Türkei-Rechte als „Jugendsünde“ der EU

Maria Berger

Einst räumte die Union im Überschwang türkischen Bürgern viele Rechte ein, nun will man sich nicht daran halten. Die EU sollte Farbe bekennen: Entweder man nimmt die Rechte zurück, oder man steht dazu.

von Stefan Brocza (Die Presse)

Maria Berger, Österreichs Richterin am Europäischen Gerichtshof (EuGH), hat im „Rechtspanorama“-Interview darauf hingewiesen, dass derzeit auffällig oft Fälle mit Bezug auf das EU-Türkei-Assoziierungsabkommen zur Entscheidung anstehen. Ein kurzer Blick ins Urteilsregister bestätigt den Eindruck der Richterin. Heuer wurden bereits sechs diesbezügliche Urteile gefällt, im gesamten Vorjahreszeitraum sieben und in den Jahren davor konstante drei bis vier Urteile pro Jahr.
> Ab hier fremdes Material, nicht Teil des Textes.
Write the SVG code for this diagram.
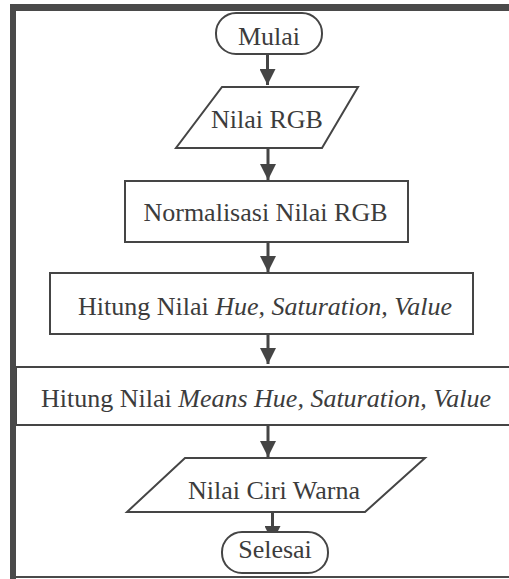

Aufenthalt auch für Angehörige

Was umfasst nun dieser Schutz? Nicht weniger als ein implizites Aufenthaltsrecht für türkische Staatsbürger in den Mitgliedstaaten der EU. Darüber hinaus Niederlassungs- und Dienstleistungsfreiheit, Arbeitserlaubnis und in bestimmten Fällen auch Familiennachzug. Von besonderer Bedeutung sind in diesem Zusammenhang auch noch die sogenannten „Stillhalteklauseln“, welche ebenfalls beschlossen wurden. Bereits 1970 vereinbarte man so, „keine neuen Beschränkungen der Niederlassungsfreiheit und des Dienstleistungsverkehrs“ vorzunehmen. 1980 fügte man die Bestimmung hinzu, dass „für Arbeitnehmer und deren Familienangehörige keine neuen Beschränkungen für den Zugang zum Arbeitsmarkt“ beschlossen werden dürften. Im Klartext heißt das, dass türkische Staatsangehörige, die nach der 1980 geltenden Rechtslage arbeiten durften, dies auch heute uneingeschränkt im Gebiet der EU dürfen. Als Familienangehörige gelten dabei übrigens Ehegatte, Lebenspartner, Verwandte (auch des Ehegatten!) in absteigender Linie, die unter 21 Jahre sind oder denen Unterhalt gewährt wird (Kinder, Adoptivkinder, Enkelkinder und Stiefkinder) sowie schließlich auch noch Verwandte (auch des Ehegatten!) in aufsteigender Linie, denen Unterhalt gewährt wird.